The following picture shows the geometry
In particular, the difference vector ${\vec v}(t+\Delta t) - \vec{v}(t)$ has the tail on the tip of the vector $\vec{v}(t)$ and its tip on the tip of the vector ${\vec v}(t+\Delta t)$ (parallelogram rule). It should be clear that it is impossible to have an acceleration pointing in the direction opposite to the direction where the trajectory bends.
PostScriptum for more formal readers:
Of course, the previous elementary argument can be made completely formal by using a little of differential geometries of curves in 2 and 3 dimensions.
A: Let's consider an everyday example: Driving a car or a bike. If you drive on a straight line at constant speed you do not experience any force. That's boring (not part of your question), so let's drive in a circle. If we drive in a circle in the counter-clock-wise direction, we are constantly turning to the left.

However, in order to move to the left we must experience a force, which is pushing/pulling us to the left.
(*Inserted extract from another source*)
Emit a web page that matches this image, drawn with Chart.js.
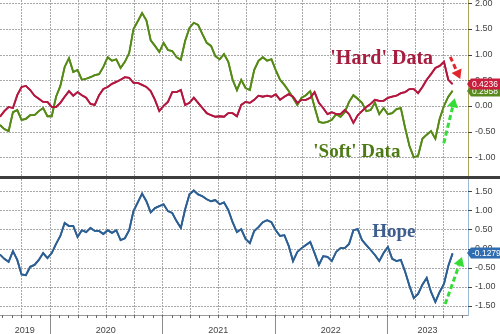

Hence, taking this perspective it becomes clear that the force we are experiencing must be directed inwards, to the center of the circle.
The situation in reversed if we take the perspective of being the inwards pulling force. So if we have a mass on a string and we rotate it in a circle, the mass becomes the car/bike of the former story and we take the role  of the inwards pulling force. Since the mass experience an inwards pulling force, and since any force must be balanced (see Newtons law), we must experience an outwards pushing force.
Hence, whether we experience a force with is inwards or outwards directed depends on the role we play. Hope this helps.
A: A moving object continues in a straight line unless a force is applied to it.
If a ball is whirled in a circle  at the end of a string, it is caused  to move in a circle by the pull of the string.  If the string breaks the ball proceeds in a straight line unless gravity pulls it downward. The ball's straight line is a tangent to the circle. See the previous drawings showing that.
If there was a centrifugal force the released ball would move from its position directly away from the center of the circle like the symbol for Mars.  It does not do that.